Honestly, the fact that I had to google “AC Odyssey Kassandra Mother" before writing the last two paragraphs speaks volumes.
The Chosen One
Understanding what sets The Witcher 3 apart comes from the narrative line that just about every game follows -the Chosen One arc. Geralt is powerful and can handle himself just fine, sure, but he is not the One Who Will Save The World in The Witcher 3. What makes this game unique from others in its genre in this regard is that Geralt is simply a side character to the one with that role; a role reserved for Geralt’s surrogate daughter figure Ciri.
Most games are, at their core, power fantasies. TW3 definitely falls into that category - you do play as a being with supernatural ability who grows stronger mechanically across the game, gaining new abilities, stronger equipment etc - but you aren’t the world saviour. You aren’t even really a hero. Geralt is just a Witcher, a mercenary who is hired to kill monsters for money. At the end of the day, he never really extend any further than that - though he might work for peasants and monarchs alike, his actions aren’t necessarily world shattering. He simply plays a part in other peoples machinations and heroism.
Even Ciri being the chosen one is subverted somewhat - she can only do so thanks to the help of all the people around her.
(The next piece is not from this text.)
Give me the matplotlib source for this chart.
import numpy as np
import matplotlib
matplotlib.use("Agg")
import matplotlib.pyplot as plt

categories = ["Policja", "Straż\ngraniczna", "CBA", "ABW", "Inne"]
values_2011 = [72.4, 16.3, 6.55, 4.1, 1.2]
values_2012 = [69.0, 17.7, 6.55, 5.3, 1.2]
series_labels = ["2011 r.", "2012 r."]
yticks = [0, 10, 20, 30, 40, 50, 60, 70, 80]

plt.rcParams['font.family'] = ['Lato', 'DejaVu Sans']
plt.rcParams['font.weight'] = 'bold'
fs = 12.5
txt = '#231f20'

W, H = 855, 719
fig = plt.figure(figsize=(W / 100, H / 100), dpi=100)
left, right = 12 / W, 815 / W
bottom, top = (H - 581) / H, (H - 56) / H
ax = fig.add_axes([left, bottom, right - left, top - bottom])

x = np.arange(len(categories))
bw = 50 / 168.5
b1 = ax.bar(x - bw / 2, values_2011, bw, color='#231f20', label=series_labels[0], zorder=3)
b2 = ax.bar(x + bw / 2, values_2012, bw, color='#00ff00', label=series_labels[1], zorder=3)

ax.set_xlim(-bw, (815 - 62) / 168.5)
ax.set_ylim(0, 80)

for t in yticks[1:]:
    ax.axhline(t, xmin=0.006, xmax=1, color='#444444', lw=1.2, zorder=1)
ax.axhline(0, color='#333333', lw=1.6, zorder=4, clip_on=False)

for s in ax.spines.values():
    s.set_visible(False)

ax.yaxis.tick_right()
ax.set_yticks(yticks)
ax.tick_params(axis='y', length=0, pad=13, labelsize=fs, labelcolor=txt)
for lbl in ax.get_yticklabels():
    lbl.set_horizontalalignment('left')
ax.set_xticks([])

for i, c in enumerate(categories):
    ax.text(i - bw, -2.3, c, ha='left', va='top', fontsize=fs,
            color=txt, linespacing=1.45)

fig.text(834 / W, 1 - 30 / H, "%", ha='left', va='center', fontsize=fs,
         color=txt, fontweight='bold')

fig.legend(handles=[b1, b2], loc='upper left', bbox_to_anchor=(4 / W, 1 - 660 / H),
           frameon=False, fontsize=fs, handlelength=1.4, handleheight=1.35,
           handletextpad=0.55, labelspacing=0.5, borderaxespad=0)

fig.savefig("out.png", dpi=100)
It’s not as if Geralt (and by extension the player) is the sole driving force for Ciri’s success or failure; while he certainly plays a part in helping Ciri, so does Yen, Triss, Dandelion, her birth father, Avallac’h, Vesemir, the sorceresses of the lodge and many other characters factor into how she approaches her story.
Importantly, the outcome of the story as a whole is the same no matter what you do - the changes that result from your actions only change what happens with those around you. Ciri will either never see Geralt again, become a full blown Witcher under Geralt's guidance, or become Empress of Nilfgaard. No matter which way she goes, the day will be saved - it is simply her’s and Geralt’s relationship that matters in the end.
The Witcher 3: Wild Hunt is a game that will be talked about for many years to come, and for good reason. Here’s hoping more games moving forward will learn what TW3 has to teach.
Oh, and one last thing - no other game has come close to matching the atmosphere of just being out in the country witnessing a thunderstorm.